Gross pay vs take-home pay
Gross pay is your salary or hourly rate before any deductions — the number on your job offer, the number you tell people when they ask what you make. It's the top line.
Take-home pay (net pay) is what actually lands in your bank account after taxes, benefits, and other deductions are removed. It's almost always significantly less than your gross pay — and it's the only number that matters for budgeting.
What gets taken out of your paycheck
- Federal income tax — withheld based on your W-4 elections
- State income tax — varies by state (some states have none)

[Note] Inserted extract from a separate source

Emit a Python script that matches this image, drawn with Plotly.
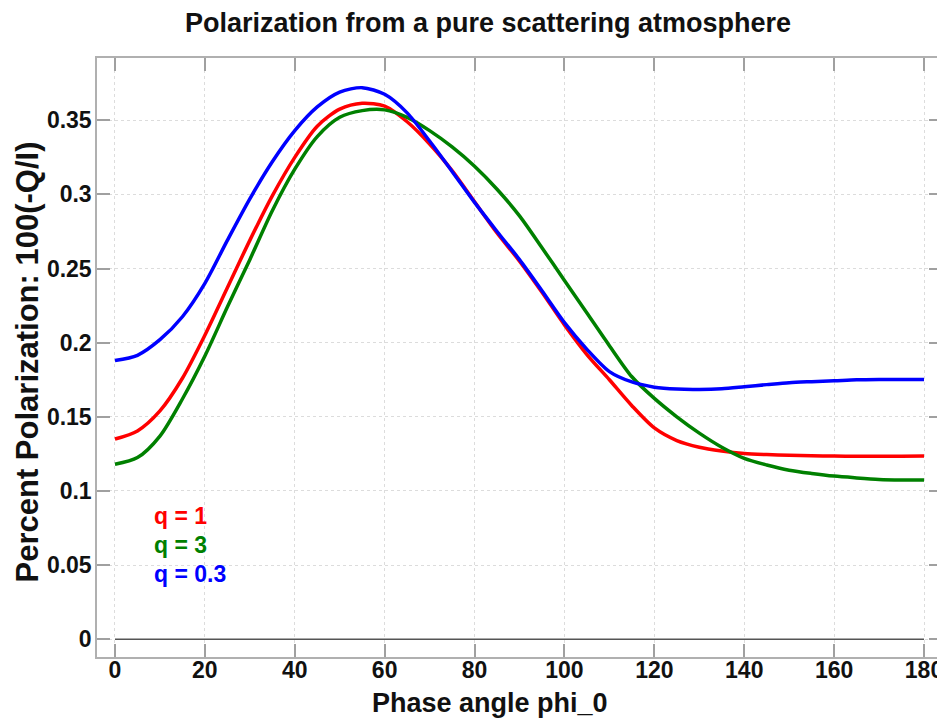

- Social Security tax — 6.2% of wages up to the annual limit
- Medicare tax — 1.45% of all wages
- Health insurance premiums — your share of employer-sponsored coverage
- 401(k) or retirement contributions — pre-tax contributions you've elected
- Other benefits — dental, vision, FSA, HSA contributions
A real-world example
A $50,000 salary becomes roughly $2,900/month to budget with. That's a $1,250/month difference from the gross monthly figure of $4,167. Budgeting from the wrong number creates a plan that's impossible to execute.
Always budget from what hits your bank account — not what your employer pays you. The gap is real, significant, and permanent. Your budget needs to live in the real number.
How to find your actual take-home pay
The simplest way: look at your last paycheck or bank deposit. That amount — what actually arrived — is your number. If you're paid bi-weekly, that's your per-paycheck amount. Enter it into BudgetDummy with your frequency and it handles the rest.
What about self-employed income?
If you're self-employed or a freelancer, taxes aren't withheld automatically — you pay them quarterly or at year end. Your "take-home" is essentially your gross income, but you need to set aside roughly 25-30% for taxes before you budget the rest. It's the same principle: budget from the money that's actually yours to spend.